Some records
■ ■ ■
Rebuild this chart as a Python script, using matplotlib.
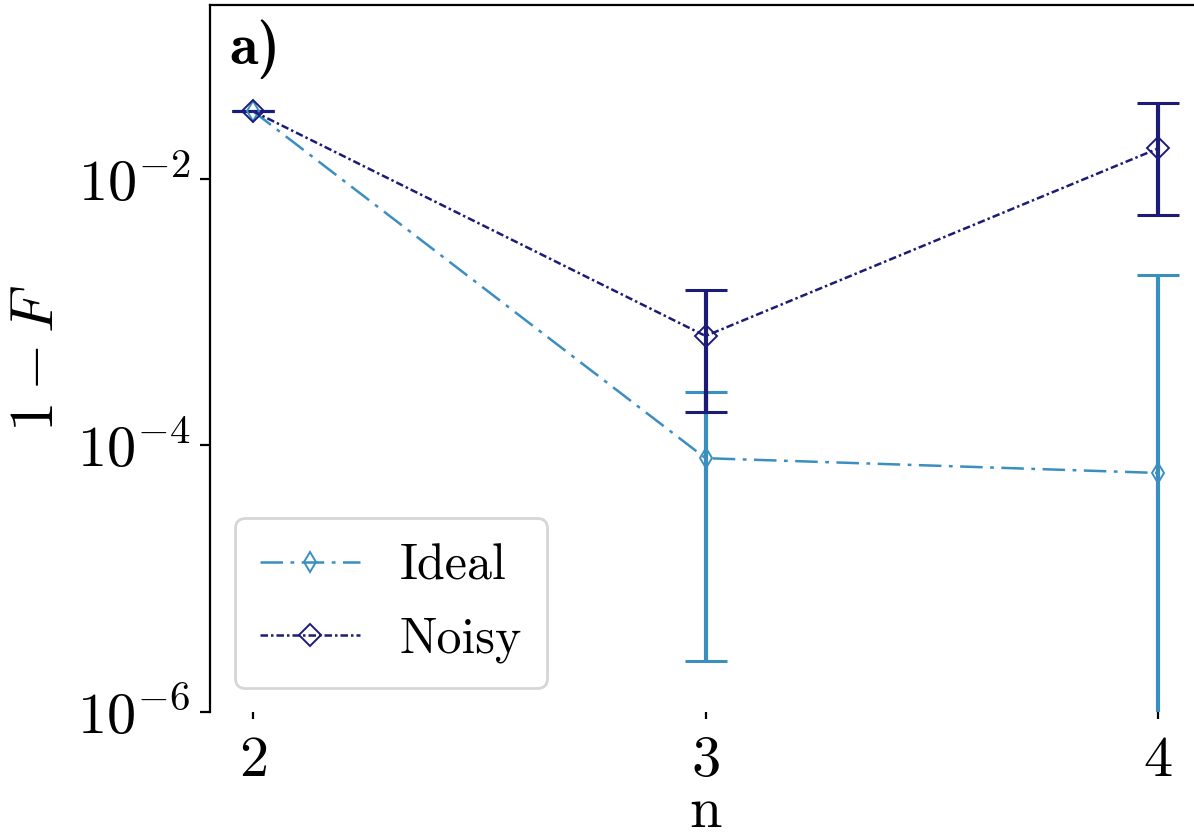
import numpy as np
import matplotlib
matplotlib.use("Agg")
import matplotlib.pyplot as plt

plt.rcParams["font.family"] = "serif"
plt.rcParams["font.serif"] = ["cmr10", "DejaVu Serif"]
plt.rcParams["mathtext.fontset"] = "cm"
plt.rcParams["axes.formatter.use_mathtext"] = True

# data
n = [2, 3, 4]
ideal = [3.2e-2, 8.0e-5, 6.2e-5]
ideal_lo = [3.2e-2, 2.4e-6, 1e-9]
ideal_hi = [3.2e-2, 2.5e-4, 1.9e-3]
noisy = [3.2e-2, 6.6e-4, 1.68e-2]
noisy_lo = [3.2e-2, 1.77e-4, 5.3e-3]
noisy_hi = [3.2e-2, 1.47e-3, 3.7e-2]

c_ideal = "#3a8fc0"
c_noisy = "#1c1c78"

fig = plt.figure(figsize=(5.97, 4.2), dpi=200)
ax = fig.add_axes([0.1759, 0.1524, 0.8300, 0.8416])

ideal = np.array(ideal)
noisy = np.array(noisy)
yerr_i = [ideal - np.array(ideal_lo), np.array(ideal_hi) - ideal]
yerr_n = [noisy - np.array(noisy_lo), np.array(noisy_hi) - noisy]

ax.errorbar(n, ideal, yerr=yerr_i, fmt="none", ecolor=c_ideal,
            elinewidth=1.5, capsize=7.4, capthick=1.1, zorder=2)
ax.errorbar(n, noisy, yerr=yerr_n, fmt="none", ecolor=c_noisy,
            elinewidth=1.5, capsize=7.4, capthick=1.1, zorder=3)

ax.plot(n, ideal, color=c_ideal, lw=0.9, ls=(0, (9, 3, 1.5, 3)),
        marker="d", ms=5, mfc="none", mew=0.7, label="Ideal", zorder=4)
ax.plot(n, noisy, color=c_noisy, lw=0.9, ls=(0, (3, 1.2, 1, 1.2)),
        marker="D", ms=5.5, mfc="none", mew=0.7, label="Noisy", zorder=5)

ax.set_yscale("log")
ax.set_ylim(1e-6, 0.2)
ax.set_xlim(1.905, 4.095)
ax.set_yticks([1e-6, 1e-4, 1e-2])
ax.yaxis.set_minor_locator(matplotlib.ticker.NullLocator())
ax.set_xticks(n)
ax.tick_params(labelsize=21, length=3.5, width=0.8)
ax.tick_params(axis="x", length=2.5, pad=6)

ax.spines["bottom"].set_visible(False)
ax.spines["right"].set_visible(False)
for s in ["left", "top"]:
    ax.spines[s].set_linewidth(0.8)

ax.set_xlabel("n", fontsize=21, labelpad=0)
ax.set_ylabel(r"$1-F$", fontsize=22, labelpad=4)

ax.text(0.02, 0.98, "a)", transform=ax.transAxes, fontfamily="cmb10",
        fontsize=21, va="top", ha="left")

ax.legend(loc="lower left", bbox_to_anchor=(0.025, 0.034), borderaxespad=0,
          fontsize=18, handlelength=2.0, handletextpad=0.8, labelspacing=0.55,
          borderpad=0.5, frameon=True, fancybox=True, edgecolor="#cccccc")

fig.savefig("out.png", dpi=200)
■ ■ ■
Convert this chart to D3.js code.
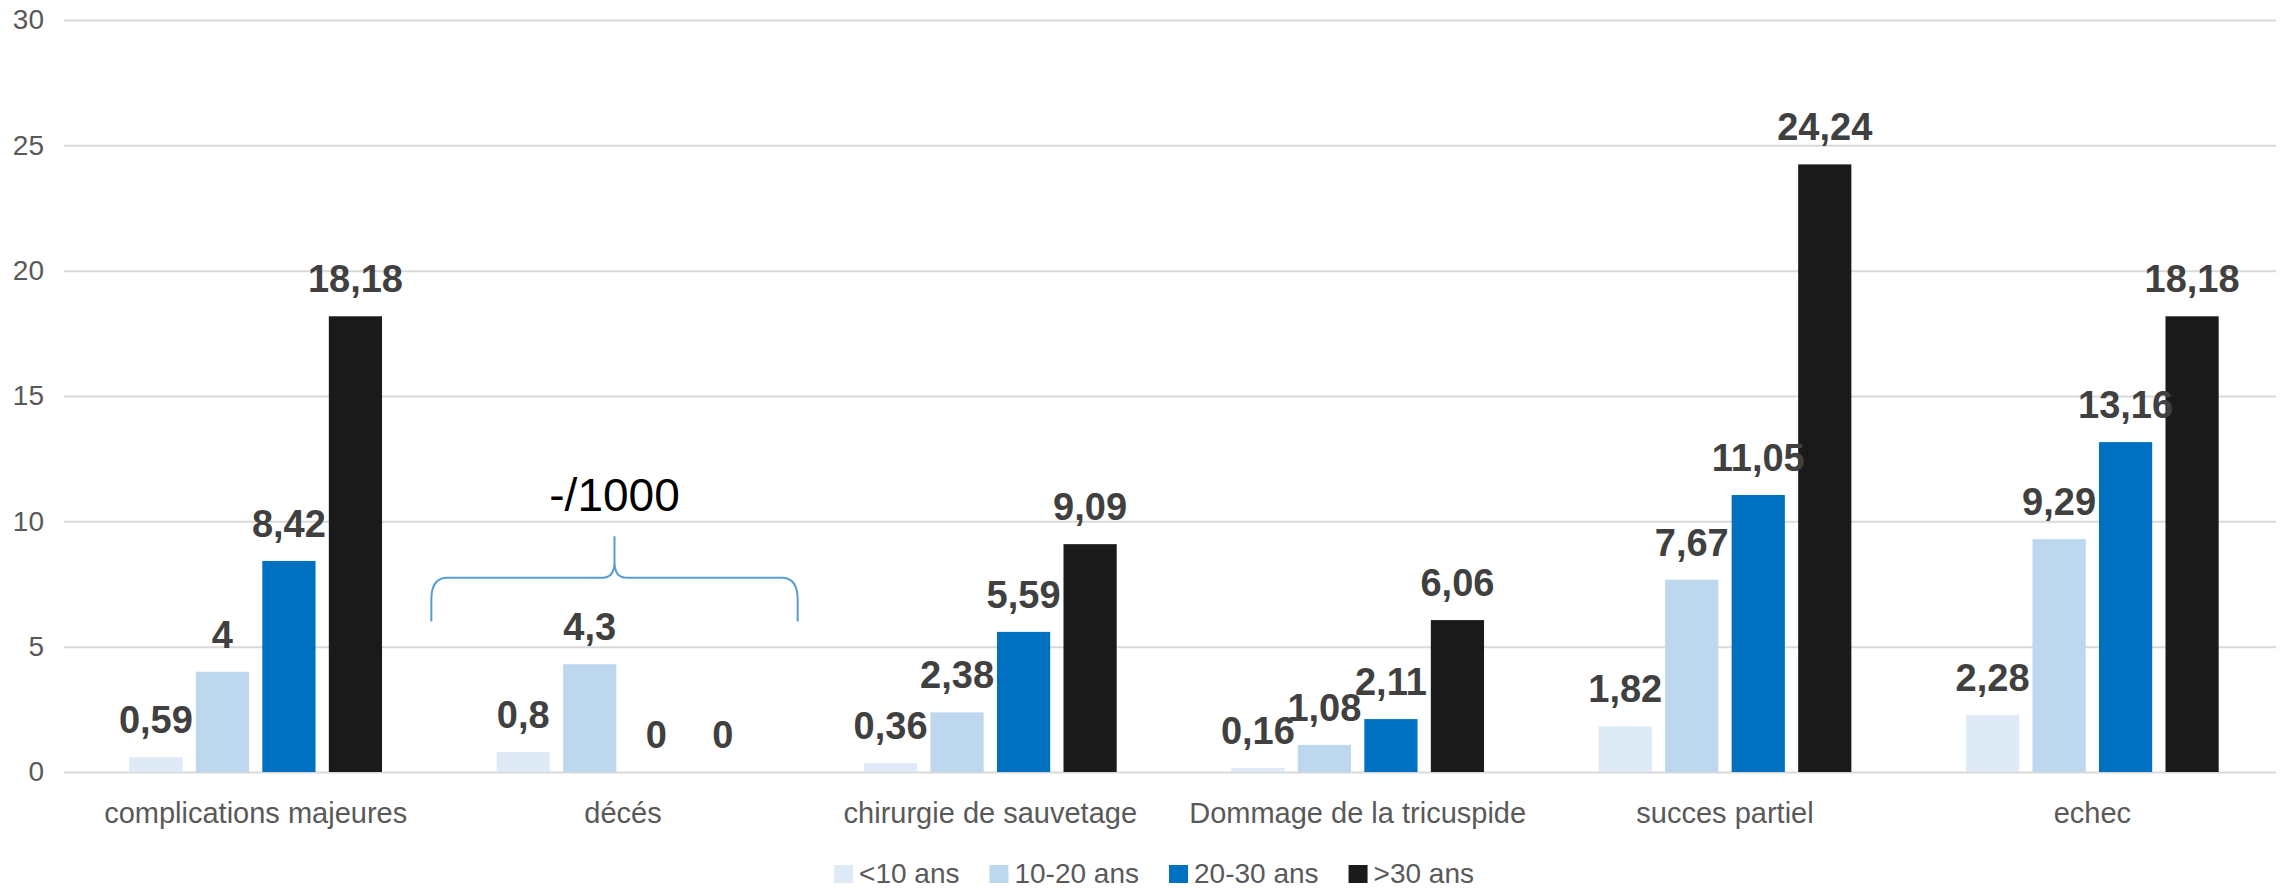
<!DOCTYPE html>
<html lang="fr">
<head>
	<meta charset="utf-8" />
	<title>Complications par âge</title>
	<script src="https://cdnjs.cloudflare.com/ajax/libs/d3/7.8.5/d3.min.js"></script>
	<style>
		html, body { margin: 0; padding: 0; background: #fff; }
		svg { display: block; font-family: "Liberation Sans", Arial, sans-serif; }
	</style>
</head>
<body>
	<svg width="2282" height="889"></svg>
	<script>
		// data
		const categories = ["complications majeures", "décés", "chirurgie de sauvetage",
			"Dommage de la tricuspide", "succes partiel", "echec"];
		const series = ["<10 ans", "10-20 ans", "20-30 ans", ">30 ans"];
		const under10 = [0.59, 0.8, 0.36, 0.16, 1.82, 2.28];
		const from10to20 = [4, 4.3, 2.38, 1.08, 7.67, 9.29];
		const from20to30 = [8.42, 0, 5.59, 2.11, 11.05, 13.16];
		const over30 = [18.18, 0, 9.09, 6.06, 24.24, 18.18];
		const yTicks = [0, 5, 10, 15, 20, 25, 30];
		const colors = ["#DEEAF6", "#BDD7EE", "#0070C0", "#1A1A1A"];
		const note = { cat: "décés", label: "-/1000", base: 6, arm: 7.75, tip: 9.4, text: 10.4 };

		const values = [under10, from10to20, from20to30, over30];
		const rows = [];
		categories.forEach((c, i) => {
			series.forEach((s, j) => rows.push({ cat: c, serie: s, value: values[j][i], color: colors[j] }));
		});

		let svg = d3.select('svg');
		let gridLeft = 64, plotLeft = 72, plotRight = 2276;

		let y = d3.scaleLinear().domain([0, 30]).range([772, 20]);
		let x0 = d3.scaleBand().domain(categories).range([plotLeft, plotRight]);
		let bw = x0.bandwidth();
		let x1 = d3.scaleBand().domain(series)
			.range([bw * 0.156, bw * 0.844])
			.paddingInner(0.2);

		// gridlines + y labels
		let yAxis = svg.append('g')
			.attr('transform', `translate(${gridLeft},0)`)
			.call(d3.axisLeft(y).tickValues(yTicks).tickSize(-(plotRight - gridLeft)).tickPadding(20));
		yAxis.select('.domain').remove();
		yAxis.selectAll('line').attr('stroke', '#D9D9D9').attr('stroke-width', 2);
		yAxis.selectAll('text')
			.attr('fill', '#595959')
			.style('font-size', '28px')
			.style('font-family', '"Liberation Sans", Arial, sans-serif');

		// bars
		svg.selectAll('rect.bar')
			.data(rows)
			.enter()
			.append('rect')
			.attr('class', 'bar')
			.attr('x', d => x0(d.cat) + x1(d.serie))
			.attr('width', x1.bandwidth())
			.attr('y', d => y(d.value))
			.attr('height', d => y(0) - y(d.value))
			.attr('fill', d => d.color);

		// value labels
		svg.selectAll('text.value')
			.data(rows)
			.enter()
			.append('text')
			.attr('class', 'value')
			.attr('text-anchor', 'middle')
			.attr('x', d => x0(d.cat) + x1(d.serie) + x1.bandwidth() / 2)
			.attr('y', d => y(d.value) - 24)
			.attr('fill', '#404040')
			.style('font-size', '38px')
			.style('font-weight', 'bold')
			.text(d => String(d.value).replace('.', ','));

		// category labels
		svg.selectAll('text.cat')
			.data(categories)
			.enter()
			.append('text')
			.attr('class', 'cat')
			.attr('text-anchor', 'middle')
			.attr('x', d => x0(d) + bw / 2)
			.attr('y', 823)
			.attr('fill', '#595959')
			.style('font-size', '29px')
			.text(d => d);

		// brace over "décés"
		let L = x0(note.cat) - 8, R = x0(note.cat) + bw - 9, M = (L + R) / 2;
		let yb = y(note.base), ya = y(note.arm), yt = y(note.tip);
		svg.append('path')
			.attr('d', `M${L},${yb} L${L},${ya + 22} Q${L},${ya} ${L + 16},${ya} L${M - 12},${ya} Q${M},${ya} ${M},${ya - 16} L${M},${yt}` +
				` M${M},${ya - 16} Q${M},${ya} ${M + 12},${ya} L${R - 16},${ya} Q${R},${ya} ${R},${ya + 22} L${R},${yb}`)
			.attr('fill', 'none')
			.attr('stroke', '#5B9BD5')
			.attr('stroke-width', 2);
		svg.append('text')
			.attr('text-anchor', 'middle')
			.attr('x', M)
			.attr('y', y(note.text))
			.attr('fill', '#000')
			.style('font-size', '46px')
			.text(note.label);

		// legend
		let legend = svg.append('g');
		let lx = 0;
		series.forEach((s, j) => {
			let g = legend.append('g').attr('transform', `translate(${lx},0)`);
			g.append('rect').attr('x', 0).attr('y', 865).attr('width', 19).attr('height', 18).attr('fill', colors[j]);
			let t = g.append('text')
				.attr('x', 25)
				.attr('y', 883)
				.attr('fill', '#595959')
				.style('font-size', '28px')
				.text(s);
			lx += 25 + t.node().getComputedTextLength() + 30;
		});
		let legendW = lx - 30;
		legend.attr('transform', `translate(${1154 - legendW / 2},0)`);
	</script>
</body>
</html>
■ ■ ■
Instructions for the task –
Reproduce exactly the run of lines beginning with the one that contains "Rebuild this chart" and ending with the one that contains "ax = fig.add_axes([0.1759, 0.1524, 0.8300, 0.8416])". Do not include pictures.

Answer for this exercise –
Rebuild this chart as a Python script, using matplotlib.
import numpy as np
import matplotlib
matplotlib.use("Agg")
import matplotlib.pyplot as plt

plt.rcParams["font.family"] = "serif"
plt.rcParams["font.serif"] = ["cmr10", "DejaVu Serif"]
plt.rcParams["mathtext.fontset"] = "cm"
plt.rcParams["axes.formatter.use_mathtext"] = True

# data
n = [2, 3, 4]
ideal = [3.2e-2, 8.0e-5, 6.2e-5]
ideal_lo = [3.2e-2, 2.4e-6, 1e-9]
ideal_hi = [3.2e-2, 2.5e-4, 1.9e-3]
noisy = [3.2e-2, 6.6e-4, 1.68e-2]
noisy_lo = [3.2e-2, 1.77e-4, 5.3e-3]
noisy_hi = [3.2e-2, 1.47e-3, 3.7e-2]

c_ideal = "#3a8fc0"
c_noisy = "#1c1c78"

fig = plt.figure(figsize=(5.97, 4.2), dpi=200)
ax = fig.add_axes([0.1759, 0.1524, 0.8300, 0.8416])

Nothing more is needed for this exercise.